News

Boris brands customs partnership proposals 'crazy'

Boris Johnson described proposals for a customs partnership after Brexit as 'crazy'. Picture by Dominic Lipinski/PA Wire
Boris Johnson described proposals for a customs partnership after Brexit as 'crazy'. Picture by Dominic Lipinski/PA Wire Boris Johnson described proposals for a customs partnership after Brexit as 'crazy'. Picture by Dominic Lipinski/PA Wire

DOWNING Street has insisted that Theresa May continues to have full confidence in Boris Johnson despite the foreign secretary attacking proposals for a customs partnership after Brexit as "crazy".

Mrs May is understood to favour the arrangement, under which the UK would collect customs tariffs on behalf of the EU, as a means of breaking the deadlock in talks on the future of the Irish border.

But she failed to win over senior colleagues at a meeting of her Brexit "war cabinet" last week, forcing her to ask officials to rethink the plan, along with a second "maximum facilitation" option using new technology to reduce friction at the border.
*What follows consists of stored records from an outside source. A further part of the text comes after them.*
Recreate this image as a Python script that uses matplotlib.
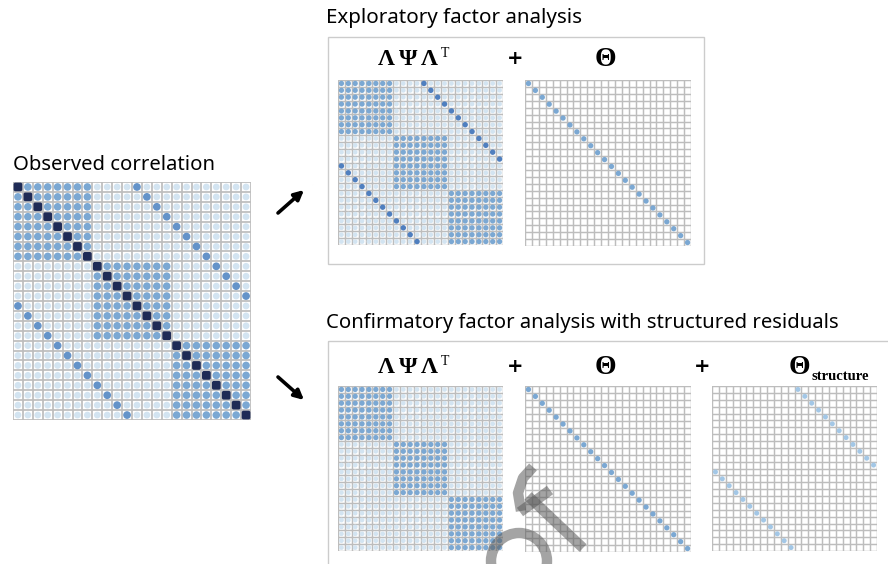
import numpy as np
import matplotlib
matplotlib.use("Agg")
import matplotlib.pyplot as plt
from matplotlib.colors import LinearSegmentedColormap
from matplotlib.patches import Circle, FancyBboxPatch, Rectangle

plt.rcParams['font.family'] = ['Noto Sans', 'DejaVu Sans']

# item / factor structure
n_items = 24
block_sizes = [8, 8, 8]
struct_offset = 12

# observed correlation
obs_within = 0.45
obs_between = 0.1
obs_diag = 1.0
obs_struct = 0.5

# exploratory model: common part absorbs the structured residuals
efa_within = 0.45
efa_between = 0.1
efa_struct = 0.55
theta_diag = 0.45

# confirmatory model
cfa_within = 0.45
cfa_between = 0.1
struct_resid = 0.3

W, H = 888, 564
fig = plt.figure(figsize=(W / 100, H / 100), dpi=100)

shade = LinearSegmentedColormap.from_list(
    "shade",
    [(0.0, "#ffffff"), (0.1, "#d2e3f1"), (0.3, "#a3c7e6"),
     (0.45, "#7ba8d3"), (0.55, "#4f7fbf"), (1.0, "#1f2b56")])


def block_matrix(within, between):
    m = np.full((n_items, n_items), between)
    s = 0
    for b in block_sizes:
        m[s:s + b, s:s + b] = within
        s += b
    return m


def put_struct(m, val):
    for i in range(n_items):
        m[i, (i + struct_offset) % n_items] = val
    return m


observed = put_struct(block_matrix(obs_within, obs_between), obs_struct)
np.fill_diagonal(observed, obs_diag)

efa_common = put_struct(block_matrix(efa_within, efa_between), efa_struct)
theta = np.zeros((n_items, n_items))
np.fill_diagonal(theta, theta_diag)

cfa_common = block_matrix(cfa_within, cfa_between)
theta_structure = put_struct(np.zeros((n_items, n_items)), struct_resid)


def px_axes(x, y, w, h):
    return fig.add_axes([x / W, 1 - (y + h) / H, w / W, h / H])


def draw_matrix(x, y, size, m):
    ax = px_axes(x, y, size, size)
    ax.set_xlim(0, n_items)
    ax.set_ylim(n_items, 0)
    ax.axis("off")
    ax.add_patch(Rectangle((0, 0), n_items, n_items, fc="white", ec="none", zorder=0))
    lw = 1.25 if size > 200 else 1.05
    for k in range(n_items + 1):
        ax.plot([k, k], [0, n_items], color="#bdbdbd", lw=lw, zorder=1, solid_capstyle="projecting")
        ax.plot([0, n_items], [k, k], color="#bdbdbd", lw=lw, zorder=1, solid_capstyle="projecting")
    for r in range(n_items):
        for c in range(n_items):
            v = m[r, c]
            if v <= 0:
                continue
            col = shade(v)
            if v >= 0.99:
                ax.add_patch(FancyBboxPatch((c + 0.06, r + 0.06), 0.88, 0.88,
                                            boxstyle="round,pad=0,rounding_size=0.18",
                                            fc=col, ec="none", zorder=2))
            else:
                rad = 0.33 + 0.12 * v
                ax.add_patch(Circle((c + 0.5, r + 0.5), rad, fc=col, ec="none", zorder=2))
    return ax


draw_matrix(13, 182, 238, observed)
draw_matrix(338, 80, 165, efa_common)
draw_matrix(525, 80, 166, theta)
draw_matrix(338, 386, 165, cfa_common)
draw_matrix(525, 386, 166, theta)
draw_matrix(712, 386, 165, theta_structure)

# overlay for text, frames and arrows, in pixel coordinates
ov = fig.add_axes([0, 0, 1, 1])
ov.set_xlim(0, W)
ov.set_ylim(H, 0)
ov.axis("off")
ov.patch.set_alpha(0)

ov.text(13, 165, "Observed correlation", fontsize=14.6, va="center", ha="left")
ov.text(326, 18, "Exploratory factor analysis", fontsize=14.8, va="center", ha="left")
ov.text(326, 323, "Confirmatory factor analysis with structured residuals",
        fontsize=14.6, va="center", ha="left")

ov.add_patch(Rectangle((327.5, 36.5), 376, 227, fill=False, ec="#cccccc", lw=1.0))
ov.add_patch(Rectangle((327.5, 340.5), 600, 300, fill=False, ec="#cccccc", lw=1.0))

serif = dict(family="Liberation Serif", fontweight="bold", va="center_baseline")


def common_label(cy):
    for cx, ch in [(386.5, "Λ"), (408, "Ψ"), (429.5, "Λ")]:
        ov.text(cx, cy, ch, fontsize=17, ha="center", **serif)
    ov.text(441, cy - 5, "T", fontsize=10, ha="left", va="center_baseline",
            family="Liberation Serif")


def theta_label(cx, cy):
    ov.text(cx, cy, "Θ", fontsize=20, ha="center", **serif)


def plus(cx, cy):
    ov.text(cx, cy, "+", fontsize=14, ha="center", va="center_baseline",
            family="DejaVu Sans", fontweight="bold")


common_label(57)
plus(515, 56)
theta_label(605, 57)

common_label(365)
plus(515, 364)
theta_label(605, 365)
plus(702, 364)
theta_label(799, 365)
ov.text(811, 377, "structure", fontsize=10.5, ha="left", va="center",
        family="Liberation Serif", fontweight="bold")

arrow = dict(arrowstyle="-|>", lw=2.6, color="black", mutation_scale=14,
             shrinkA=0, shrinkB=0)
ov.annotate("", xy=(304, 190), xytext=(278, 213), arrowprops=arrow)
ov.annotate("", xy=(304, 400), xytext=(278, 377), arrowprops=arrow)

# grey mark over the lower panel
mark = dict(color="#5a5a5a", alpha=0.55, lw=7.5, solid_capstyle="butt", zorder=10)
ov.add_patch(Circle((519, 561), 28, fill=False, ec="#5a5a5a", alpha=0.55, lw=7.5, zorder=10))
ov.plot([533, 523, 518, 521], [467, 478, 493, 511], **mark)
ov.plot([520, 550], [512, 490], **mark)
ov.plot([528, 583], [496, 548], **mark)

fig.savefig("out.png", dpi=100)
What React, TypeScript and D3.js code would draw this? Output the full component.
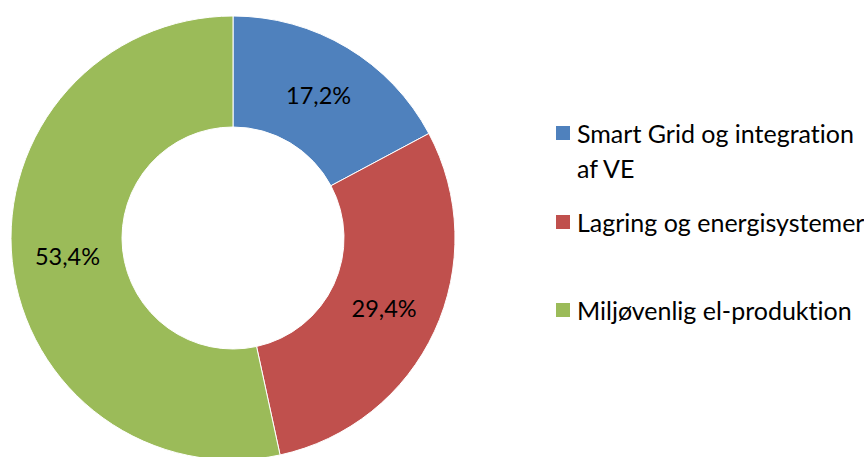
import React from "react";
import * as d3 from "d3";

const categories = ["Smart Grid og integration af VE", "Lagring og energisystemer", "Miljøvenlig el-produktion"];
const legendLines = [["Smart Grid og integration", "af VE"], ["Lagring og energisystemer"], ["Miljøvenlig el-produktion"]];
const values = [17.2, 29.4, 53.4];
const labels = ["17,2%", "29,4%", "53,4%"];
const colors = ["#4F81BD", "#C0504D", "#9BBB59"];

const W = 864, H = 457;
const cx = 233, cy = 238, rOuter = 222, rInner = 111;
const font = "Lato, 'Open Sans', sans-serif";

export default function App() {
  const pie = d3.pie<number>().value((d) => d).sort(null);
  const arcs = pie(values);
  const arc = d3.arc<d3.PieArcDatum<number>>().innerRadius(rInner).outerRadius(rOuter);
  const labelArc = d3.arc<d3.PieArcDatum<number>>().innerRadius((rInner + rOuter) / 2).outerRadius((rInner + rOuter) / 2);
  const legendY = [133, 222, 310];
  const textStyle = { fontVariantLigatures: "none", fontFeatureSettings: '"liga" 0, "clig" 0, "dlig" 0' } as React.CSSProperties;
  return (
    <svg width={W} height={H} style={{ position: "absolute", left: 0, top: 0, background: "#fff" }} fontFamily={font}>
      <g transform={`translate(${cx},${cy})`}>
        {arcs.map((a, i) => (
          <path key={categories[i]} d={arc(a) || ""} fill={colors[i]} stroke="#fff" strokeWidth={1} />
        ))}
        {arcs.map((a, i) => {
          const [x, y] = labelArc.centroid(a);
          return (
            <text key={"l" + i} x={x} y={y} textAnchor="middle" dominantBaseline="central" fontSize={23.5} fill="#000" style={textStyle}>
              {labels[i]}
            </text>
          );
        })}
      </g>
      {legendLines.map((lines, i) => (
        <g key={"lg" + i}>
          <rect x={556} y={legendY[i] - 7} width={14} height={14} fill={colors[i]} />
          {lines.map((ln, j) => (
            <text key={j} x={577} y={legendY[i] + j * 35} dominantBaseline="central" fontSize={25} fill="#000" style={textStyle}>
              {ln}
            </text>
          ))}
        </g>
      ))}
    </svg>
  );
}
In what was seen as a very public challenge to the prime minister's stance, Mr Johnson used an interview with the Daily Mail to warn that the customs partnership option would create a "whole new web of bureaucracy".

The plan would not comply with promises to take back control and would hamper Britain's ability to strike trade deals, said the foreign secretary.

"It's totally untried and would make it very, very difficult to do free trade deals," he told the Mail.

"If you have the new customs partnership, you have a crazy system whereby you end up collecting the tariffs on behalf of the EU at the UK frontier."

Mrs May's official spokesman said that the issue was not discussed at Tuesday's regular meeting of cabinet in 10 Downing Street, which Mr Johnson attended after returning from a visit to the US.

The spokesman declined to say whether the Tory leader had spoken privately with the foreign secretary about his comments.

But asked whether Mrs May continued to have full confidence in Mr Johnson as foreign secretary, the PM's spokesman said: "Yes."

He added: "There are two customs models that were put forward by the government last August and most recently outlined in the prime minister's Mansion House speech which the entire cabinet was signed up to.

"Following last week's sub-committee meeting, it was agreed that there are unresolved issues in relation to both models and that further work is needed.

"The Prime Minister asked officials to take forward that work as a priority."

The chair of the European Research Group of Tory Eurosceptics, Jacob Rees-Mogg, who has previously described the customs partnership as "cretinous", said that Mr Johnson had "hit the nail on the head".

"The prime minister's plan would replace today's frictionless trade with a bureaucratic nightmare of tracking goods not just at the border but more or less anywhere and everywhere they are stored or distributed."

But Liberal Democrat leader Sir Vince Cable said the semi-public spat made clear the depth of internal divisions on Brexit within the cabinet and made it less likely the government would be taken seriously by Brussels chief negotiator Michel Barnier.